The primary reason for this book, the second edition of sendmail,
is the release of version 8.8 of the sendmail
program. V8.8 sendmail differs so significantly from earlier versions
that a complete rewrite was called for.
Also, since the publication of the first edition, feedback from
around the world made it clear that a number of improvements
could be made. Some readers felt, for example,
that the original offered too little
in the way of real-world help, and that it lacked an annotated, major
configuration file.
Other readers offered suggestions of ways to make the book clearer.

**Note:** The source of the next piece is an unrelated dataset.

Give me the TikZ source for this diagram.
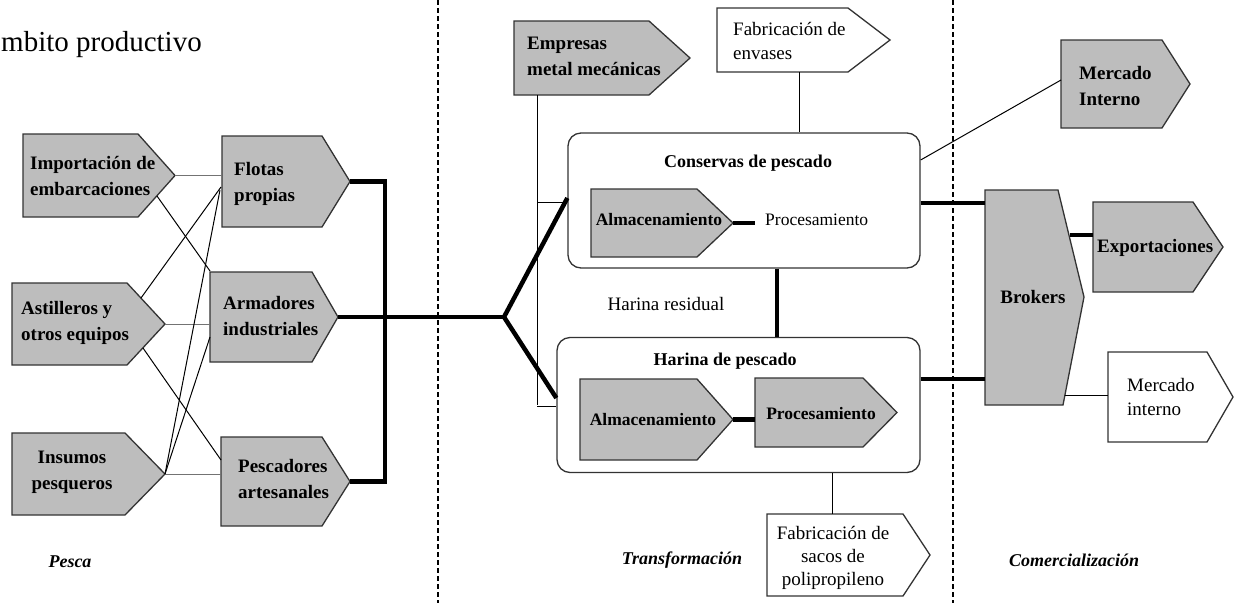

Some of these were minor but others, like the treatment of options,
required extensive rewriting. One of the most noticeable
changes between this edition and the original is the addition of section
numbers and their attendant cross referencing.
King Gordias of Phrygia once created a knot so tangled that no one could
undo it.
The Gordian Knot stayed just that, or so the story says, until
Alexander the Great came along and took a different approach to
untying knots.
It would be nice if the knot that is sendmail could be undone
with one quick stroke of fresh insight, but, alas, it cannot.
Instead, a more mundane approach must be taken, so in this book we untie
it the hard way, one strand at a time.
But, you may ask, "Why the effort? Doesn't sendmail
predate the dawn of computing time? Isn't it time to replace
it with something new, something better, something modern?"
Not so. Age has brought sendmail maturity and reliability.
The sendmail program
has withstood the test of time because it is more than just a program,
it is a philosophy:
a general-purpose, internetwork mail-routing facility with the flexibility
and configurability to solve the mail-routing
needs of all sites large or small, complex or simple.
These strengths of sendmail are also its weaknesses.
Configurability has bred complexity. The sendmail program
is difficult to configure and even more difficult to understand.
Its configuration file, for example, can be positively
frightening. But don't despair. With this book in hand, you
should be able to configure sendmail to meet any need
and bring the days of the sendmail guru to an end.